◆ Material provided ◆
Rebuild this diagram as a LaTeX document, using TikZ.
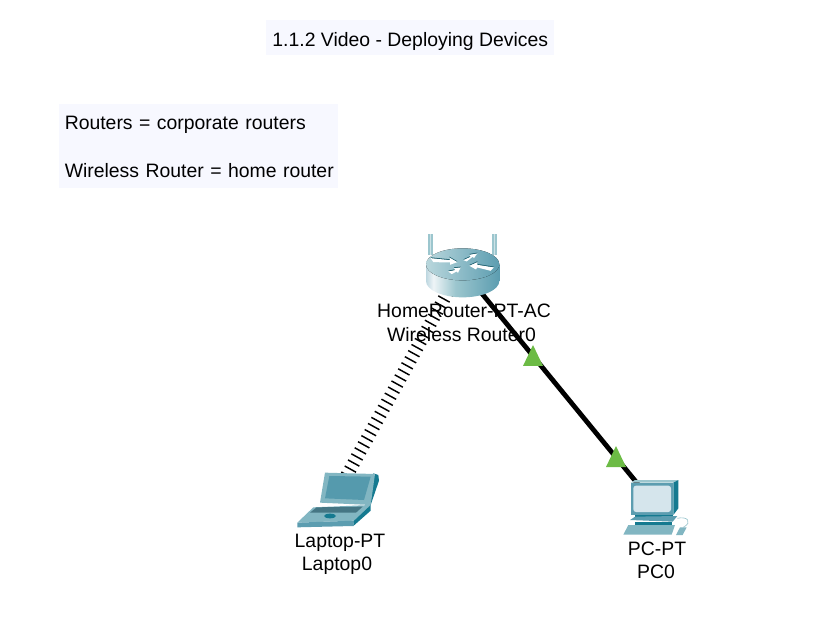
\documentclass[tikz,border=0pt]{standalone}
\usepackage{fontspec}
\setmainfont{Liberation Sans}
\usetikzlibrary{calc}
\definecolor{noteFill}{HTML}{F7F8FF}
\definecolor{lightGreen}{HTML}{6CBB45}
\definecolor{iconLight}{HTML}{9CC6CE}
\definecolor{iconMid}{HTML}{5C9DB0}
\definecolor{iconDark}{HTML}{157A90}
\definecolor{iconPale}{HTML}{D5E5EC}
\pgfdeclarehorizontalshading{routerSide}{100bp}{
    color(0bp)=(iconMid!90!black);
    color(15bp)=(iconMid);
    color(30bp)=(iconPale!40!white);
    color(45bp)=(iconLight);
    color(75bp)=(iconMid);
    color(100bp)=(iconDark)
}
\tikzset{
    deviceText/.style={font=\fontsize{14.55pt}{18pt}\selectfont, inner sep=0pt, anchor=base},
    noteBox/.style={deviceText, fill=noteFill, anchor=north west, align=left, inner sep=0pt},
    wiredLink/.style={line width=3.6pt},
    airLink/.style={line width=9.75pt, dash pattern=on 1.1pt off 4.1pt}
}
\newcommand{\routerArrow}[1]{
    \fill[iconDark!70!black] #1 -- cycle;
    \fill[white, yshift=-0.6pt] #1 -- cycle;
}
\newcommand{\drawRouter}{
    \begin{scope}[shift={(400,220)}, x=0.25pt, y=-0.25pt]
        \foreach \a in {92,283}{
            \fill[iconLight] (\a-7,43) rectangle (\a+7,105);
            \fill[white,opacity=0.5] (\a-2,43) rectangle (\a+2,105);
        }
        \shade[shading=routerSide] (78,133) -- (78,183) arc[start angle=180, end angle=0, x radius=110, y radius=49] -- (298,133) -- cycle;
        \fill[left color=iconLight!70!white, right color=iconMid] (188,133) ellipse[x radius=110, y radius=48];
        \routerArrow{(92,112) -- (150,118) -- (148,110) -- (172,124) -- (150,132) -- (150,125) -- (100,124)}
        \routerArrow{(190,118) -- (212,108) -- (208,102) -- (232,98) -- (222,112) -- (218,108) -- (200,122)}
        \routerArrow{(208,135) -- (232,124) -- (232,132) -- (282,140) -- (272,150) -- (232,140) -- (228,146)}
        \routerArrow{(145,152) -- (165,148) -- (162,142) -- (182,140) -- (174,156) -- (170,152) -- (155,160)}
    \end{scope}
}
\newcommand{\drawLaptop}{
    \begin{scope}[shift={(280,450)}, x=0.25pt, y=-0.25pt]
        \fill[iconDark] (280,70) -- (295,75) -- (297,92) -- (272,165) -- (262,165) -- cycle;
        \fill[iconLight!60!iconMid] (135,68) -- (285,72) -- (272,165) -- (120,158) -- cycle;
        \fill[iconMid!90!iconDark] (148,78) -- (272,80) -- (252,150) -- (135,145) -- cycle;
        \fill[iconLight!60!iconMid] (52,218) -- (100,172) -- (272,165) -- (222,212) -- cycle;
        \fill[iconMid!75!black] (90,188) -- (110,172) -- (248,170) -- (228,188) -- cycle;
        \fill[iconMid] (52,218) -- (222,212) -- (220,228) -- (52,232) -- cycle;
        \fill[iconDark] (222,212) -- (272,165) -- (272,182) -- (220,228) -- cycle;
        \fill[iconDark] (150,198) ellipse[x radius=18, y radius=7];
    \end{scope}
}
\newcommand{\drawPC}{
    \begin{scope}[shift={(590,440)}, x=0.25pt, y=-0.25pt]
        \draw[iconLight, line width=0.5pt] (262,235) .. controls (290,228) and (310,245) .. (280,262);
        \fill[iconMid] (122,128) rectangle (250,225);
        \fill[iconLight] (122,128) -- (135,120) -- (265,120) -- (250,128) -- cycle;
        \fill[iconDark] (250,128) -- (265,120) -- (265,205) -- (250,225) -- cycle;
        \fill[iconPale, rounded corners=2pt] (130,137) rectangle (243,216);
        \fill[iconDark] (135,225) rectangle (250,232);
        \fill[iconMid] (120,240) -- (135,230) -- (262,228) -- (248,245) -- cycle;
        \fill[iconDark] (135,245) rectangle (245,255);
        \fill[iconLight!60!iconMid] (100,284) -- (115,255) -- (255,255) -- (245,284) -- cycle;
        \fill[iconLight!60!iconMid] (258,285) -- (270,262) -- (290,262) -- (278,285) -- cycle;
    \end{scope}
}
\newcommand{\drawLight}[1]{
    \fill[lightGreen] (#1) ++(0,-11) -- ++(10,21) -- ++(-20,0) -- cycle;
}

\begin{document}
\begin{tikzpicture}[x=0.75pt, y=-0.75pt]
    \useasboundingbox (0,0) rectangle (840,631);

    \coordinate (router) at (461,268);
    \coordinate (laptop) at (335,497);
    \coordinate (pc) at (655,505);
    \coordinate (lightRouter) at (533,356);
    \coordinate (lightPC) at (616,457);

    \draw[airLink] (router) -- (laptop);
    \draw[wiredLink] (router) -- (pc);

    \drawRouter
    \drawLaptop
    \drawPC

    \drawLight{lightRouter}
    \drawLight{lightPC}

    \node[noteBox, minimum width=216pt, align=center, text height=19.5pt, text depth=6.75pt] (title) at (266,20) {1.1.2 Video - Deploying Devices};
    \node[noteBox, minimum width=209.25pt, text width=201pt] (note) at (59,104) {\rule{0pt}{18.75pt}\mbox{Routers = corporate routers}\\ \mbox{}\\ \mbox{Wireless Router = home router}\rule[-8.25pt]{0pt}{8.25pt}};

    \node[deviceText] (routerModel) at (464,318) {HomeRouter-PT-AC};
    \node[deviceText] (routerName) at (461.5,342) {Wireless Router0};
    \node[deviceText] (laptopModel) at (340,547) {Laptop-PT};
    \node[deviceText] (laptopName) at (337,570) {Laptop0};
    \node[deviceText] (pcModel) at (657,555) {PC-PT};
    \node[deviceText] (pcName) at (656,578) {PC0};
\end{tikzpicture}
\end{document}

◆ Exercise requirements ◆
Images in the data above are to be skipped. Retype all other material exactly.

◆ Response to this exercise ◆
Rebuild this diagram as a LaTeX document, using TikZ.
\documentclass[tikz,border=0pt]{standalone}
\usepackage{fontspec}
\setmainfont{Liberation Sans}
\usetikzlibrary{calc}
\definecolor{noteFill}{HTML}{F7F8FF}
\definecolor{lightGreen}{HTML}{6CBB45}
\definecolor{iconLight}{HTML}{9CC6CE}
\definecolor{iconMid}{HTML}{5C9DB0}
\definecolor{iconDark}{HTML}{157A90}
\definecolor{iconPale}{HTML}{D5E5EC}
\pgfdeclarehorizontalshading{routerSide}{100bp}{
    color(0bp)=(iconMid!90!black);
    color(15bp)=(iconMid);
    color(30bp)=(iconPale!40!white);
    color(45bp)=(iconLight);
    color(75bp)=(iconMid);
    color(100bp)=(iconDark)
}
\tikzset{
    deviceText/.style={font=\fontsize{14.55pt}{18pt}\selectfont, inner sep=0pt, anchor=base},
    noteBox/.style={deviceText, fill=noteFill, anchor=north west, align=left, inner sep=0pt},
    wiredLink/.style={line width=3.6pt},
    airLink/.style={line width=9.75pt, dash pattern=on 1.1pt off 4.1pt}
}
\newcommand{\routerArrow}[1]{
    \fill[iconDark!70!black] #1 -- cycle;
    \fill[white, yshift=-0.6pt] #1 -- cycle;
}
\newcommand{\drawRouter}{
    \begin{scope}[shift={(400,220)}, x=0.25pt, y=-0.25pt]
        \foreach \a in {92,283}{
            \fill[iconLight] (\a-7,43) rectangle (\a+7,105);
            \fill[white,opacity=0.5] (\a-2,43) rectangle (\a+2,105);
        }
        \shade[shading=routerSide] (78,133) -- (78,183) arc[start angle=180, end angle=0, x radius=110, y radius=49] -- (298,133) -- cycle;
        \fill[left color=iconLight!70!white, right color=iconMid] (188,133) ellipse[x radius=110, y radius=48];
        \routerArrow{(92,112) -- (150,118) -- (148,110) -- (172,124) -- (150,132) -- (150,125) -- (100,124)}
        \routerArrow{(190,118) -- (212,108) -- (208,102) -- (232,98) -- (222,112) -- (218,108) -- (200,122)}
        \routerArrow{(208,135) -- (232,124) -- (232,132) -- (282,140) -- (272,150) -- (232,140) -- (228,146)}
        \routerArrow{(145,152) -- (165,148) -- (162,142) -- (182,140) -- (174,156) -- (170,152) -- (155,160)}
    \end{scope}
}
\newcommand{\drawLaptop}{
    \begin{scope}[shift={(280,450)}, x=0.25pt, y=-0.25pt]
        \fill[iconDark] (280,70) -- (295,75) -- (297,92) -- (272,165) -- (262,165) -- cycle;
        \fill[iconLight!60!iconMid] (135,68) -- (285,72) -- (272,165) -- (120,158) -- cycle;
        \fill[iconMid!90!iconDark] (148,78) -- (272,80) -- (252,150) -- (135,145) -- cycle;
        \fill[iconLight!60!iconMid] (52,218) -- (100,172) -- (272,165) -- (222,212) -- cycle;
        \fill[iconMid!75!black] (90,188) -- (110,172) -- (248,170) -- (228,188) -- cycle;
        \fill[iconMid] (52,218) -- (222,212) -- (220,228) -- (52,232) -- cycle;
        \fill[iconDark] (222,212) -- (272,165) -- (272,182) -- (220,228) -- cycle;
        \fill[iconDark] (150,198) ellipse[x radius=18, y radius=7];
    \end{scope}
}
\newcommand{\drawPC}{
    \begin{scope}[shift={(590,440)}, x=0.25pt, y=-0.25pt]
        \draw[iconLight, line width=0.5pt] (262,235) .. controls (290,228) and (310,245) .. (280,262);
        \fill[iconMid] (122,128) rectangle (250,225);
        \fill[iconLight] (122,128) -- (135,120) -- (265,120) -- (250,128) -- cycle;
        \fill[iconDark] (250,128) -- (265,120) -- (265,205) -- (250,225) -- cycle;
        \fill[iconPale, rounded corners=2pt] (130,137) rectangle (243,216);
        \fill[iconDark] (135,225) rectangle (250,232);
        \fill[iconMid] (120,240) -- (135,230) -- (262,228) -- (248,245) -- cycle;
        \fill[iconDark] (135,245) rectangle (245,255);
        \fill[iconLight!60!iconMid] (100,284) -- (115,255) -- (255,255) -- (245,284) -- cycle;
        \fill[iconLight!60!iconMid] (258,285) -- (270,262) -- (290,262) -- (278,285) -- cycle;
    \end{scope}
}
\newcommand{\drawLight}[1]{
    \fill[lightGreen] (#1) ++(0,-11) -- ++(10,21) -- ++(-20,0) -- cycle;
}

\begin{document}
\begin{tikzpicture}[x=0.75pt, y=-0.75pt]
    \useasboundingbox (0,0) rectangle (840,631);

    \coordinate (router) at (461,268);
    \coordinate (laptop) at (335,497);
    \coordinate (pc) at (655,505);
    \coordinate (lightRouter) at (533,356);
    \coordinate (lightPC) at (616,457);

    \draw[airLink] (router) -- (laptop);
    \draw[wiredLink] (router) -- (pc);

    \drawRouter
    \drawLaptop
    \drawPC

    \drawLight{lightRouter}
    \drawLight{lightPC}

    \node[noteBox, minimum width=216pt, align=center, text height=19.5pt, text depth=6.75pt] (title) at (266,20) {1.1.2 Video - Deploying Devices};
    \node[noteBox, minimum width=209.25pt, text width=201pt] (note) at (59,104) {\rule{0pt}{18.75pt}\mbox{Routers = corporate routers}\\ \mbox{}\\ \mbox{Wireless Router = home router}\rule[-8.25pt]{0pt}{8.25pt}};

    \node[deviceText] (routerModel) at (464,318) {HomeRouter-PT-AC};
    \node[deviceText] (routerName) at (461.5,342) {Wireless Router0};
    \node[deviceText] (laptopModel) at (340,547) {Laptop-PT};
    \node[deviceText] (laptopName) at (337,570) {Laptop0};
    \node[deviceText] (pcModel) at (657,555) {PC-PT};
    \node[deviceText] (pcName) at (656,578) {PC0};
\end{tikzpicture}
\end{document}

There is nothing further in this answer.